_Stated task_. Your task is to print exactly the lines from the line that contains "Give me the" through the line that contains "const ref = useRef<HTMLDivElement>(null);", with pictures left out.

_Data for processing_.

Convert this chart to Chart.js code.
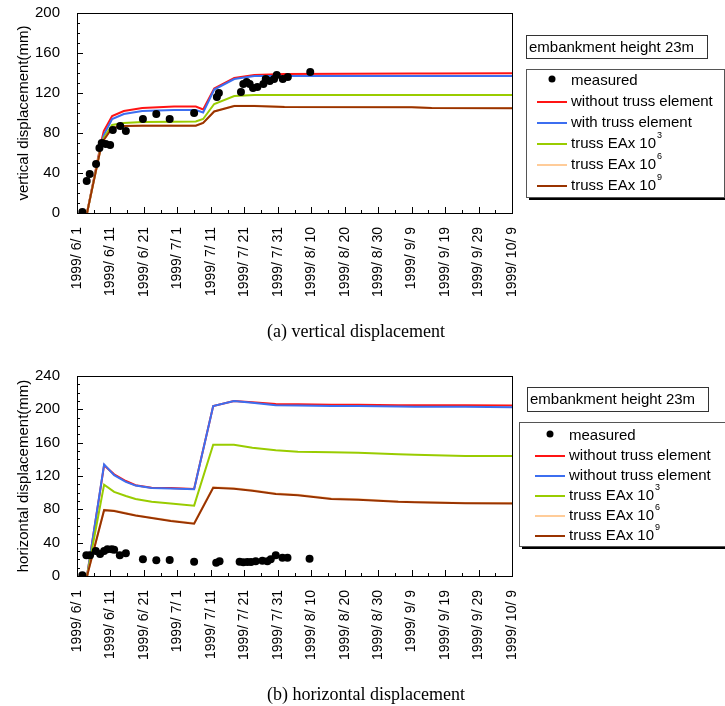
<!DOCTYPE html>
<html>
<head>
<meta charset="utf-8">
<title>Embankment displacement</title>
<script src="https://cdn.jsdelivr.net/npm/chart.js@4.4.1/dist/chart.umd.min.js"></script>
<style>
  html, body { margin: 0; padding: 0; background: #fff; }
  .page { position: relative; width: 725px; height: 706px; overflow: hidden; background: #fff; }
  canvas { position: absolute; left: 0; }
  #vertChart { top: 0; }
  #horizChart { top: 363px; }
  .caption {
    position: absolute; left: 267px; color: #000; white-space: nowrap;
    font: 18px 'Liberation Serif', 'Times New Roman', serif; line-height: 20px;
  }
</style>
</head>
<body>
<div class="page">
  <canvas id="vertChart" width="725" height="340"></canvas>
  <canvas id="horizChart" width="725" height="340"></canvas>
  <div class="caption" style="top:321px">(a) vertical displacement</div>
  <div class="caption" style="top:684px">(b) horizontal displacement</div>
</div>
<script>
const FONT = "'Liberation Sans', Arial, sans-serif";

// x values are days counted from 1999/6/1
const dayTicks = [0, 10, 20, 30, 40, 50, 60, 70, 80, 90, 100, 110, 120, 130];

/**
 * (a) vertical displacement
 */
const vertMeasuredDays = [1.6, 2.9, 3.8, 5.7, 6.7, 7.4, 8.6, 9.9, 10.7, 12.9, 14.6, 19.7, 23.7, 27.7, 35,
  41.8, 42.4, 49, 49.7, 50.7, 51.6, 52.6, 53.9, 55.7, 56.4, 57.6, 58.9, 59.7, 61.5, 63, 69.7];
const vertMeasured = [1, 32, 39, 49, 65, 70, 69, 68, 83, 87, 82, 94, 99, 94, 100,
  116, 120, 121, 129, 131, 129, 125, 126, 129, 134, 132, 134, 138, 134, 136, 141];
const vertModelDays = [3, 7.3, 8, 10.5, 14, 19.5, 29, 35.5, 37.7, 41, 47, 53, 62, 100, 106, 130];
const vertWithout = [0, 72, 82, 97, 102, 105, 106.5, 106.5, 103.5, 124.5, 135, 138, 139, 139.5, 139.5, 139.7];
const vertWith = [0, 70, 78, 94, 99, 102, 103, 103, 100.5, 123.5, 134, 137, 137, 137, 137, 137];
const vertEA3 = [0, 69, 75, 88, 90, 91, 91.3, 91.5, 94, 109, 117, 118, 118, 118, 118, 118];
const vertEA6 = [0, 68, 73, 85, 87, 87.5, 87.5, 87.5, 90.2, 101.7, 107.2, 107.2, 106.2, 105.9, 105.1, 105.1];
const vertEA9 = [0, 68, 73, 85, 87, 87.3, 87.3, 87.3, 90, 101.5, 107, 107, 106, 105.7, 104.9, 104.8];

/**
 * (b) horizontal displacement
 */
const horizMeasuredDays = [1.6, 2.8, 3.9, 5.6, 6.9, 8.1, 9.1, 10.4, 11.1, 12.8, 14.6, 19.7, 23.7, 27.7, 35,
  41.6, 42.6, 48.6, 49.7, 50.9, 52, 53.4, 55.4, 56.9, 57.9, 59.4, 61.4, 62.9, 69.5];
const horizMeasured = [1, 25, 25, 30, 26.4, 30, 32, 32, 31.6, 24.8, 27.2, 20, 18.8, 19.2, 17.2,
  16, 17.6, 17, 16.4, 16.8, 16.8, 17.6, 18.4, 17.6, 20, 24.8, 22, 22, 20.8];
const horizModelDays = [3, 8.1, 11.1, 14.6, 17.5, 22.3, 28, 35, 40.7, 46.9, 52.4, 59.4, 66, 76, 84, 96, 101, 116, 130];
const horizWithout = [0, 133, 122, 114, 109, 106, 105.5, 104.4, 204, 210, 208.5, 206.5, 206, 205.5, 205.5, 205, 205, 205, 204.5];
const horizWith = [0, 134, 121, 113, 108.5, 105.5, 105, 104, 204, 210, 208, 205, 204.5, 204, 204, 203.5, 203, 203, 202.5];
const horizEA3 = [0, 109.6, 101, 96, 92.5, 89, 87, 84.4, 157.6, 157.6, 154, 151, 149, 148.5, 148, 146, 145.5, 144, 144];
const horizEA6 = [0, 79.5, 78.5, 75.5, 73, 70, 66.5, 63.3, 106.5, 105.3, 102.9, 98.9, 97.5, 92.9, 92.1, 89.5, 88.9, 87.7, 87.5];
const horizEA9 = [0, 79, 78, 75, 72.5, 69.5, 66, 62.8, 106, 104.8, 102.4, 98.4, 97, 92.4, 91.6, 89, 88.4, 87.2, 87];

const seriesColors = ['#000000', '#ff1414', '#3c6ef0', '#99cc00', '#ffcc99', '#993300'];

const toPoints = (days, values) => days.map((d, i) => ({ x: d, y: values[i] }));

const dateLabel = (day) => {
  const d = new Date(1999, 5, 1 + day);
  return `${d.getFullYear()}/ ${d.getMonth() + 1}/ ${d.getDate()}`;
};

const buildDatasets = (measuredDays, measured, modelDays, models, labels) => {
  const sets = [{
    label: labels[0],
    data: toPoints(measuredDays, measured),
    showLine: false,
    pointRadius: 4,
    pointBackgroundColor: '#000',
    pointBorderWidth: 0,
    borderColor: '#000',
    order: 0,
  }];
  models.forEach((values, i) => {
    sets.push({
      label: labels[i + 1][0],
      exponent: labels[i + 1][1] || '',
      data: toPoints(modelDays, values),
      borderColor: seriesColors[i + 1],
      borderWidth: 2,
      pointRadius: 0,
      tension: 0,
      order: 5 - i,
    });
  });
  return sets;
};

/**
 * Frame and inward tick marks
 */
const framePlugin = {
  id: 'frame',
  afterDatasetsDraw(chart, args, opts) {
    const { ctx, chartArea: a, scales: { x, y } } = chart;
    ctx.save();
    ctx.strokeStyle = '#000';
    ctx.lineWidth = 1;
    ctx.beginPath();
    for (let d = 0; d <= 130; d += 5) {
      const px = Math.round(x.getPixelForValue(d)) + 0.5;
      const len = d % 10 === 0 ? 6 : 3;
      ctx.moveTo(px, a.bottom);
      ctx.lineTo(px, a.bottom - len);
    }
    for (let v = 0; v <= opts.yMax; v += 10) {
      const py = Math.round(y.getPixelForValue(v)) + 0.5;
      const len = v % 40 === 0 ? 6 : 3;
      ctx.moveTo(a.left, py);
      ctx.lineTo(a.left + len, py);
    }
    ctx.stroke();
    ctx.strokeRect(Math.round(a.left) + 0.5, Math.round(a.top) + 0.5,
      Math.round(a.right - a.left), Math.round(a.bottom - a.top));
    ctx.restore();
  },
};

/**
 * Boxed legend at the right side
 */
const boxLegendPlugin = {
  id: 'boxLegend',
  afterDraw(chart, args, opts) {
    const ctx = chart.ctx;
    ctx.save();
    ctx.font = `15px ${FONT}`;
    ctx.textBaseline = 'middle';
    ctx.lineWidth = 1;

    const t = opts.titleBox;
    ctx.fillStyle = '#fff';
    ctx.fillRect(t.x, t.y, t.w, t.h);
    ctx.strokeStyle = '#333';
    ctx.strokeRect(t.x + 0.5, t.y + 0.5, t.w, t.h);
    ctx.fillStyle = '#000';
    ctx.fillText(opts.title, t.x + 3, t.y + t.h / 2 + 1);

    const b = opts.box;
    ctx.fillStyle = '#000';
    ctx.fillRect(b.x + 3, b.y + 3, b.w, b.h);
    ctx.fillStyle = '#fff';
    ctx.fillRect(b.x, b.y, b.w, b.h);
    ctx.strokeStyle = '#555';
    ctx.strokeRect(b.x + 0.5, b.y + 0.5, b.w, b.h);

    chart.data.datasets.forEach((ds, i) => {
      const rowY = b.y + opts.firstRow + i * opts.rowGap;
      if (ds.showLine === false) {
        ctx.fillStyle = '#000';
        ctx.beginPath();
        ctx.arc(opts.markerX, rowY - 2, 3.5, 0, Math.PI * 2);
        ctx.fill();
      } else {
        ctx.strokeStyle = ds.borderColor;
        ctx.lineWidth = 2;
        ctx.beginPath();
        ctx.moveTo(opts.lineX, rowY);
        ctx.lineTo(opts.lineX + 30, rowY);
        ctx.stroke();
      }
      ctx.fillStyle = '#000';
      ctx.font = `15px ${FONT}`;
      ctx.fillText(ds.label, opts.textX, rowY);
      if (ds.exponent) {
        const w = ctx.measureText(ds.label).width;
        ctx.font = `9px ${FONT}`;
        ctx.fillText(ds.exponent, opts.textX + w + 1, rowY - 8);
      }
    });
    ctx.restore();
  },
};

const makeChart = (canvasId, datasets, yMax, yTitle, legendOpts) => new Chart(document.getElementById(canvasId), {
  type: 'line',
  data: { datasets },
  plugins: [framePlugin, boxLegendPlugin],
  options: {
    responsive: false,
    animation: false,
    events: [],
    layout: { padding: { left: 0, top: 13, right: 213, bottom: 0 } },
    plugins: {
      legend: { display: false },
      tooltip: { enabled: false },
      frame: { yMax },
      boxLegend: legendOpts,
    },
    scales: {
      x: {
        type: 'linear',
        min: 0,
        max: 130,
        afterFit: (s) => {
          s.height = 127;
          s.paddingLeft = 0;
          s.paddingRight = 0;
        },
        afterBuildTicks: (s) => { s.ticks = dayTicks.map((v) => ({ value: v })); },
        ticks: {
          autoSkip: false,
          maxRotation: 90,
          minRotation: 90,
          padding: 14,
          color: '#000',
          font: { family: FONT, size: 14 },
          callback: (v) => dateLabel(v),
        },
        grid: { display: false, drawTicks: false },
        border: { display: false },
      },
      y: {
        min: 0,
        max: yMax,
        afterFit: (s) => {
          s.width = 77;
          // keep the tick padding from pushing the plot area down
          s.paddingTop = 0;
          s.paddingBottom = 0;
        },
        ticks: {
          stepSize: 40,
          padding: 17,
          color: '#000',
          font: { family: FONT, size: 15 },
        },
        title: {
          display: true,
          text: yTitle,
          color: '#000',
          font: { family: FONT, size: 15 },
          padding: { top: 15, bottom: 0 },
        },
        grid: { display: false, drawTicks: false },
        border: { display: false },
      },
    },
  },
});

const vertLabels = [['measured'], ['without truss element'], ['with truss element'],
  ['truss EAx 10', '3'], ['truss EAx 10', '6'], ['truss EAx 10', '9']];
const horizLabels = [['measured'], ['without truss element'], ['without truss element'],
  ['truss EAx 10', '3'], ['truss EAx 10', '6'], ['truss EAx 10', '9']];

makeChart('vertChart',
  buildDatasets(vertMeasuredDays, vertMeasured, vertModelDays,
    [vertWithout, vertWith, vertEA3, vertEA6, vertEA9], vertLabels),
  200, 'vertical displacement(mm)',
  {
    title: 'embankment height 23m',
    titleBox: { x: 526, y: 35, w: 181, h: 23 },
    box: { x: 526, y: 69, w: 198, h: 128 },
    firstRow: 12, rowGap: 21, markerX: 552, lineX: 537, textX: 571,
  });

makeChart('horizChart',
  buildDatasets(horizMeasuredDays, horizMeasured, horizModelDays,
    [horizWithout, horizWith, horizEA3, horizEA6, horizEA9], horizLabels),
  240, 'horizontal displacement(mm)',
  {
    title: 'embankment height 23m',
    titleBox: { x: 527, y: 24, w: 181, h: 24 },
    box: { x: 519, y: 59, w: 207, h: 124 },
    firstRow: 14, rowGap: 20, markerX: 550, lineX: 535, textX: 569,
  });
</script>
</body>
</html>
--
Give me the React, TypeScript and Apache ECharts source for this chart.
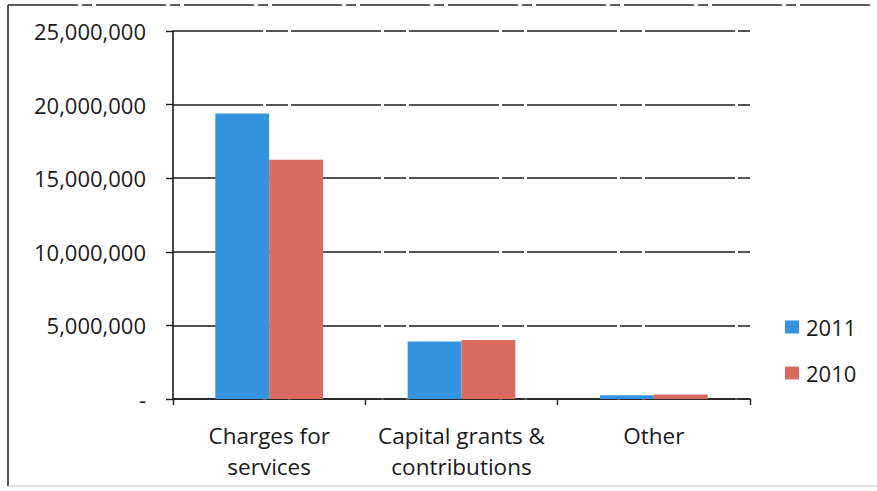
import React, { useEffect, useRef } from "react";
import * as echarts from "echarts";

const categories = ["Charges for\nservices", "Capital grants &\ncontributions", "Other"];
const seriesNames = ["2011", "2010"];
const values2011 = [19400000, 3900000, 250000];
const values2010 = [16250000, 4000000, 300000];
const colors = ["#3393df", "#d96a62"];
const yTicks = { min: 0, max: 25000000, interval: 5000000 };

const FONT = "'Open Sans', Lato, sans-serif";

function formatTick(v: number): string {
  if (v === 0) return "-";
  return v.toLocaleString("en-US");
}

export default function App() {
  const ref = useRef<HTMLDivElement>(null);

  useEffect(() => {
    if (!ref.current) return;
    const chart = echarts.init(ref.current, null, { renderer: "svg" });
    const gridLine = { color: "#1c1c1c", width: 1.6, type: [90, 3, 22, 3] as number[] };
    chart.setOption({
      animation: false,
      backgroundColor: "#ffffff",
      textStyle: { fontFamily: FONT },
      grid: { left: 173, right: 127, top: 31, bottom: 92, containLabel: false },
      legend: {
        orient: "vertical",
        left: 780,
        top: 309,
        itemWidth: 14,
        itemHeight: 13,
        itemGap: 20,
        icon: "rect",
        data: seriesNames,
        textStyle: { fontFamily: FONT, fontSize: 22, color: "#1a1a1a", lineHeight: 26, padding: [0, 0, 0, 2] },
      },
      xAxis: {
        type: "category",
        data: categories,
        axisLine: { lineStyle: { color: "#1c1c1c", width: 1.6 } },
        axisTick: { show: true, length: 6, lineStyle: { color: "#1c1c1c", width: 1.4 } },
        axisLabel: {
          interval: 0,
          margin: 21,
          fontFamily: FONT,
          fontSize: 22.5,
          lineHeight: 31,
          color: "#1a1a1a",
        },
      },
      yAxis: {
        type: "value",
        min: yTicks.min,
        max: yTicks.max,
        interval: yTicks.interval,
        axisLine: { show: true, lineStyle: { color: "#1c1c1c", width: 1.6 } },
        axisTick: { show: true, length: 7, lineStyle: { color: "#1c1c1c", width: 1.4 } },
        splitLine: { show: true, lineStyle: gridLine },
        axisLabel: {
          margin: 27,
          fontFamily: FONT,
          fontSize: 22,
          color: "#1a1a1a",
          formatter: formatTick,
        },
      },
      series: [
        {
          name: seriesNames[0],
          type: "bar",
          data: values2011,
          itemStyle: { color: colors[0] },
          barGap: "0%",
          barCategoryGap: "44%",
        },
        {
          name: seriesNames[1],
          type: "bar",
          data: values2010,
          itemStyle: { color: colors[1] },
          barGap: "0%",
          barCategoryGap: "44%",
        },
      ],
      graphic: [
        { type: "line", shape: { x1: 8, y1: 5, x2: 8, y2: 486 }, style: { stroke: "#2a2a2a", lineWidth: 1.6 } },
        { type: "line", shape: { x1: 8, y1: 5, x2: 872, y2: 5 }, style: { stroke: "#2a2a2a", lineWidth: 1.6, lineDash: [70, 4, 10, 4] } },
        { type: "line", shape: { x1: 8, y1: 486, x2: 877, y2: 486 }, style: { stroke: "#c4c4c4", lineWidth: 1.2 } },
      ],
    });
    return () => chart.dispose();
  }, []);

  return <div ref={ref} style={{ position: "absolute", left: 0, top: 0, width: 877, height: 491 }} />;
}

_Solution to this problem_.
Give me the React, TypeScript and Apache ECharts source for this chart.
import React, { useEffect, useRef } from "react";
import * as echarts from "echarts";

const categories = ["Charges for\nservices", "Capital grants &\ncontributions", "Other"];
const seriesNames = ["2011", "2010"];
const values2011 = [19400000, 3900000, 250000];
const values2010 = [16250000, 4000000, 300000];
const colors = ["#3393df", "#d96a62"];
const yTicks = { min: 0, max: 25000000, interval: 5000000 };

const FONT = "'Open Sans', Lato, sans-serif";

function formatTick(v: number): string {
  if (v === 0) return "-";
  return v.toLocaleString("en-US");
}

export default function App() {
  const ref = useRef<HTMLDivElement>(null);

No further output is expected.